Fragmentation and civil war: Another fear is a spiral into armed conflict – either from forces loyal to the Islamic Republic resisting change, or from ideological and ethnic fighting on the model of Syria, Libya or Yemen – creating space for extremist groups such as ISIS and driving insecurity along Iran’s borders. Supporters of this view point to the danger of militia-style violence and state breakdown.

At the same time, the reported entry of at least 5,000 Iraqi mercenaries during the January crackdown could be read as a sign of uncertainty about the reliability of domestic forces.

And during the January uprising, the same pro-monarchy slogans were heard from Kurdish-majority Kermanshah to Turkish-dominant Tabriz and Baluch-majority Zahedan – alongside Tehran and Fars – without clear evidence of widespread ethnic or sectarian fracture, even as the risk is still seen as latent.

A rebranded Revolutionary Guard dictatorship: In this scenario, the Islamic Revolutionary Guard Corps (IRGC) fills the vacuum, consolidating power with a less overtly religious posture.

But the IRGC’s reach is already a central driver of international pressure on the current system, making it unlikely – under this reading – that foreign powers would accept its continued dominance after a collapse.

A drawn-out transition: A slower-motion breakdown is another widely cited possibility: deepening economic isolation, accelerating brain drain, sharp declines in production, rolling protests and a society worn down by exhaustion and uncertainty.

Disillusionment with transitional justice and a revival of the Islamic Republic: A further risk is political backlash if accountability is perceived as weak. Public anger over mass killings and systemic corruption could turn against a transitional administration if leading perpetrators are not quickly brought to justice and if assets transferred abroad – an outflow US Treasury Secretary Scott Bessent pointed to in January – cannot be traced and seized. In that climate, loyalist networks could regroup, backed by money moved offshore.

Planning for transition

By most economic and statistical measures, Iran under the Islamic Republic already bears the hallmarks of a war-damaged state. The January killings were unprecedented in scale over such a short period.

In recent years, the Iran Prosperity Project – backed by Prince Reza Pahlavi and affiliated with advocacy organization the National Union for Democracy in Iran – has developed an extensive policy framework for a post-Islamic Republic transition.
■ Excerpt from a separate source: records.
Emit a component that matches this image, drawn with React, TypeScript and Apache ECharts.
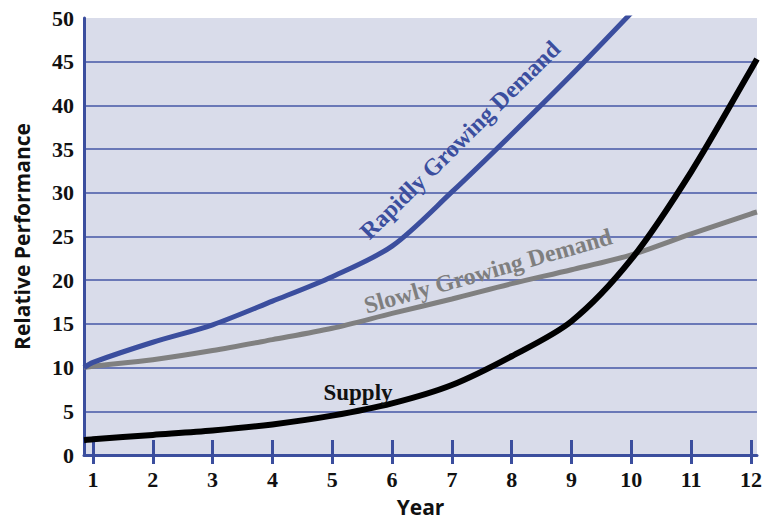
import React, { useEffect, useRef } from "react";
import * as echarts from "echarts";

// ---- data ----
const years = [0.85, 1, 2, 3, 4, 5, 6, 7, 8, 9, 10, 11, 12, 12.1];
const rapidDemand = [10, 10.6, 12.9, 14.9, 17.6, 20.4, 23.9, 30.1, 36.7, 43.5, 50.6, null, null, null];
const slowDemand = [10, 10.15, 10.9, 11.95, 13.2, 14.5, 16.2, 17.85, 19.6, 21.2, 22.9, 25.3, 27.6, 27.8];
const supply = [1.7, 1.8, 2.3, 2.8, 3.5, 4.5, 5.9, 8.0, 11.3, 15.3, 22.4, 32.4, 44.1, 45.3];
const yearTicks = [1, 2, 3, 4, 5, 6, 7, 8, 9, 10, 11, 12];
const xMin = 0.85;
const xMax = 12.1;
const yMin = 0;
const yMax = 50;
const yStep = 5;

const BLUE = "#3b4e9e";
const GRID_BLUE = "#4557a6";
const GRAY = "#808080";
const BG = "#d9dcea";
const SERIF = '"Liberation Serif", "Times New Roman", serif';
const SANS = '"Open Sans", "Noto Sans", sans-serif';

const pairs = (vals: (number | null)[]) => years.map((y, i) => [y, vals[i]]);

export default function App() {
  const ref = useRef<HTMLDivElement>(null);
  useEffect(() => {
    if (!ref.current) return;
    const chart = echarts.init(ref.current, undefined, { renderer: "svg" });
    const tickLabel = { fontFamily: SERIF, fontWeight: "bold" as const, fontSize: 22, color: "#111" };
    const lineCommon = { type: "line" as const, smooth: 0.3, showSymbol: false };
    chart.setOption({
      animation: false,
      grid: { left: 84, right: 0, top: 18, bottom: 58, show: true, backgroundColor: BG, borderWidth: 0 },
      xAxis: [
        {
          type: "value",
          min: xMin,
          max: xMax,
          axisLine: { show: true, onZero: false, lineStyle: { color: BLUE, width: 3 } },
          axisTick: { show: true, inside: true, length: 15, customValues: yearTicks, lineStyle: { color: BLUE, width: 3 } },
          axisLabel: { customValues: yearTicks, margin: 13, ...tickLabel },
          splitLine: { show: false },
          name: "Year",
          nameLocation: "middle",
          nameGap: 41,
          nameTextStyle: { fontFamily: SANS, fontWeight: "bold", fontSize: 21, color: "#111" },
        },
        {
          type: "value",
          min: xMin,
          max: xMax,
          position: "bottom",
          axisLine: { show: false },
          axisTick: { show: true, inside: false, length: 9, customValues: yearTicks, lineStyle: { color: BLUE, width: 3 } },
          axisLabel: { show: false },
          splitLine: { show: false },
        },
      ],
      yAxis: {
        type: "value",
        min: yMin,
        max: yMax,
        interval: yStep,
        axisLine: { show: true, onZero: false, lineStyle: { color: BLUE, width: 3 } },
        axisTick: { show: false },
        axisLabel: { margin: 10, ...tickLabel },
        splitLine: { show: true, showMaxLine: false, showMinLine: false, lineStyle: { color: GRID_BLUE, width: 1.5 } },
        name: "Relative Performance",
        nameLocation: "middle",
        nameGap: 52,
        nameTextStyle: { fontFamily: SANS, fontWeight: "bold", fontSize: 21, color: "#111" },
      },
      series: [
        { ...lineCommon, name: "Slowly Growing Demand", data: pairs(slowDemand), lineStyle: { color: GRAY, width: 5 }, z: 3 },
        { ...lineCommon, name: "Rapidly Growing Demand", data: pairs(rapidDemand), lineStyle: { color: BLUE, width: 5 }, z: 4 },
        { ...lineCommon, name: "Supply", data: pairs(supply), lineStyle: { color: "#000", width: 6 }, z: 5 },
      ],
      graphic: [
        {
          type: "text",
          x: 460,
          y: 140,
          rotation: 0.78,
          z: 10,
          style: { text: "Rapidly Growing Demand", fill: BLUE, font: `bold 24px ${SERIF}`, align: "center", verticalAlign: "middle" },
        },
        {
          type: "text",
          x: 488,
          y: 271,
          rotation: 0.277,
          z: 10,
          style: { text: "Slowly Growing Demand", fill: "#7f7f7f", font: `bold 24px ${SERIF}`, align: "center", verticalAlign: "middle" },
        },
        {
          type: "text",
          x: 358,
          y: 392,
          z: 10,
          style: { text: "Supply", fill: "#111", font: `bold 23px ${SERIF}`, align: "center", verticalAlign: "middle" },
        },
      ],
    });
    return () => chart.dispose();
  }, []);
  return <div ref={ref} style={{ position: "absolute", left: 0, top: 0, width: 765, height: 522 }} />;
}
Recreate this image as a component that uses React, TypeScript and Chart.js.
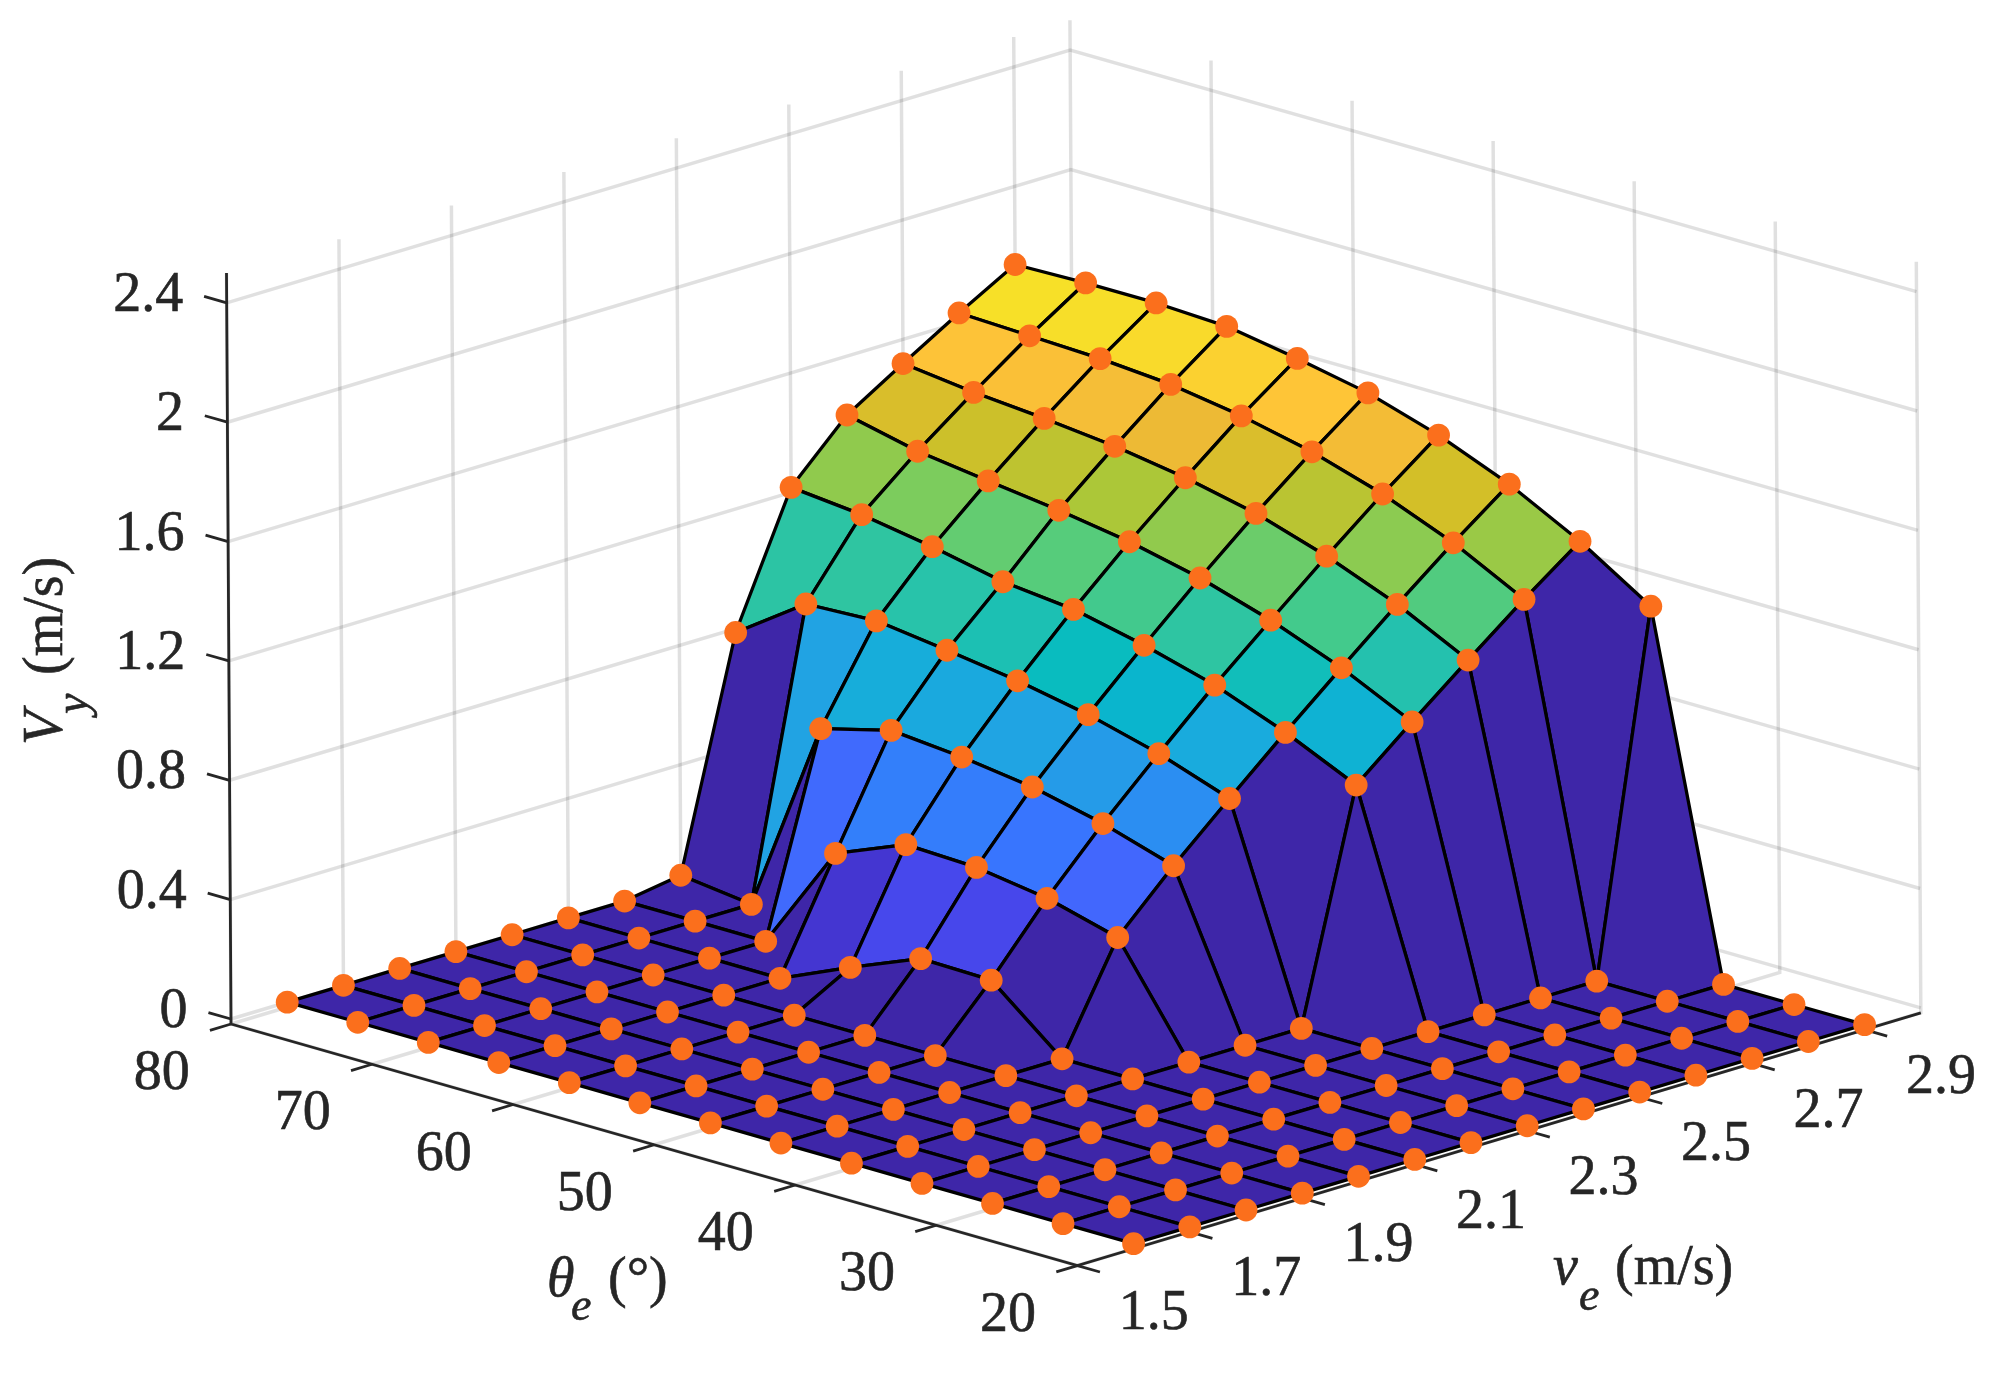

A series of white papers published on the project’s website address governance, energy, foreign policy, healthcare, industry and macroeconomic stabilization.

From these documents, the authors compiled an “Emergency Period Handbook” outlining how to manage the interval between regime collapse and the installation of a new government.

The latest version, released in summer 2025, spans 15 chapters and focuses on the first 100 to 180 days after the fall of the Islamic Republic.

Supporters describe it as the only fully structured opposition blueprint for the immediate post-collapse period, drafted by a 26-member team of specialists with input from additional unnamed advisers inside and outside Iran, whose identities are withheld for security reasons.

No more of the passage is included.